God is astonishingly generous. He not only calls us to serve, empowers us to do so, and sanctifies us through the process, He also rewards us for it. Hebrews 6:10 reminds us that God will not forget the work we do in His name, especially the love shown in serving fellow believers. This is not a transactional relationship, it’s a reflection of His character: to bless and reward what He has Himself produced in us.
This truth echoes Paul’s words in Philippians 2:12–13, where he urges us to “work out our salvation,” even as he reminds us that “it is God who works in you, both to will and to work for His good pleasure.” Our obedience is the fruit of His grace, yet God, in His faithfulness, treats it as our offering of love and trust.
Hebrews 6:11–12 warns us not to grow sluggish. The Christian life is not static. We are called to earnestness, to pursue the full assurance of hope until the end. This persistence in doing good, especially in serving others, is the fruit of sanctification, the evidence that our faith is alive. As James wrote, “Show me your faith apart from your works, and I will show you my faith by my works” (James 2:18).

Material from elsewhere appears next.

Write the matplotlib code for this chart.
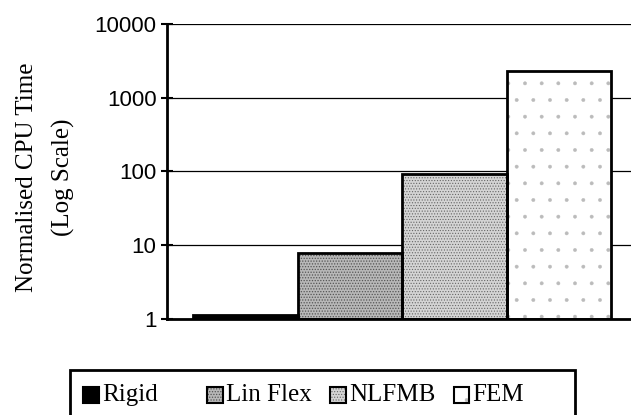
import numpy as np
import matplotlib as mpl
import matplotlib.pyplot as plt
from matplotlib.patches import Rectangle
from matplotlib.ticker import FixedLocator, NullLocator

# Data
series = ['Rigid', 'Lin Flex', 'NLFMB', 'FEM']
cpu_time = [1.15, 7.8, 92, 2300]
yticks = [1, 10, 100, 1000, 10000]
ytick_labels = ['1', '10', '100', '1000', '10000']

# Styling per series (fill, hatch, hatch colour, hatch width)
faces = ['black', '#b8b8b8', '#d4d4d4', 'white']
hatches = [None, '......', '......', '.']
hatch_cols = ['black', '#555555', '#666666', '#bbbbbb']
hatch_lw = [0.5, 0.6, 0.5, 0.3]

fig = plt.figure(figsize=(6.31, 4.15), dpi=100)
ax = fig.add_axes([0.2647, 0.2313, 0.745, 0.711])

x = np.arange(len(series))
for i in range(len(series)):
    with mpl.rc_context({'hatch.linewidth': hatch_lw[i]}):
        # textured fill, then a black outline on top
        ax.bar(x[i], cpu_time[i] - 1, bottom=1, width=1.0, color=faces[i],
               edgecolor=hatch_cols[i], linewidth=0, hatch=hatches[i], zorder=3)
    ax.bar(x[i], cpu_time[i] - 1, bottom=1, width=1.0, fill=False,
           edgecolor='black', linewidth=2.0, zorder=4)

ax.set_yscale('log')
ax.set_ylim(1, 10000)
ax.set_xlim(-0.75, 3.75)
ax.yaxis.set_major_locator(FixedLocator(yticks))
ax.yaxis.set_minor_locator(NullLocator())
ax.set_yticklabels(ytick_labels, family='Liberation Sans', fontsize=16)
ax.set_xticks([])

ax.grid(axis='y', color='black', linewidth=0.9, zorder=0)
for s in ['top', 'right']:
    ax.spines[s].set_visible(False)
ax.spines['left'].set_linewidth(2.0)
ax.spines['bottom'].set_linewidth(2.0)
ax.spines['bottom'].set_zorder(5)
ax.tick_params(axis='y', direction='inout', length=9, width=1.5, pad=3)

ax.set_ylabel('Normalised CPU Time\n(Log Scale)', family='Liberation Serif',
              fontsize=18, linespacing=1.8, va='center')
ax.yaxis.set_label_coords(-0.258, 0.48)

# Excel-style legend: frame with four equal-width entries
W, H = 631.0, 415.0
fig.add_artist(Rectangle((70 / W, 1 - 420 / H), 505 / W, 50 / H,
                         transform=fig.transFigure, fill=False,
                         edgecolor='black', linewidth=2.0))
for i in range(len(series)):
    x0 = 83 + 123.5 * i
    with mpl.rc_context({'hatch.linewidth': hatch_lw[i]}):
        fig.add_artist(Rectangle((x0 / W, 1 - 403 / H), 16 / W, 16 / H,
                                 transform=fig.transFigure, facecolor=faces[i],
                                 edgecolor=hatch_cols[i], linewidth=0,
                                 hatch=hatches[i]))
    fig.add_artist(Rectangle((x0 / W, 1 - 403 / H), 16 / W, 16 / H,
                             transform=fig.transFigure, fill=False,
                             edgecolor='black', linewidth=1.5))
    fig.text((x0 + 19) / W, 1 - 395 / H, series[i], family='Liberation Serif',
             fontsize=18, va='center', ha='left')

fig.savefig('out.png', dpi=100)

The author of Hebrews continues the argument from earlier in the chapter: that those who truly respond to God’s Word will bear fruit. Jesus Himself taught this principle, especially in Matthew 25:34–40, when He commended those who cared for “the least of these,” saying they had done it unto Him. Likewise, Paul urged believers to “outdo one another in showing honor” and to “contribute to the needs of the saints” (Romans 12:10, 13), and he praised the Thessalonians for their “work of faith and labor of love” (1 Thessalonians 1:3).
These are not mere moral actions, they are the proof of Spirit-wrought transformation. As Galatians 5:22–23 teaches, the fruit of the Spirit is love, joy, peace, patience, kindness, and more, all qualities that overflow in service to others.
We were created for this. As Ephesians 2:10 says, “we are His workmanship, created in Christ Jesus for good works, which God prepared beforehand, that we should walk in them.” Every act of service we do in Christ’s name is one of those preordained works. And Hebrews reminds us that God is not unjust, He will remember.
So let us not be weary in doing good (Galatians 6:9). Let us serve the saints in love, not for reward, but because we believe Him who called us. As Hebrews 6:12 says, we inherit the promises through faith and patience. And true faith? It’s faith that works.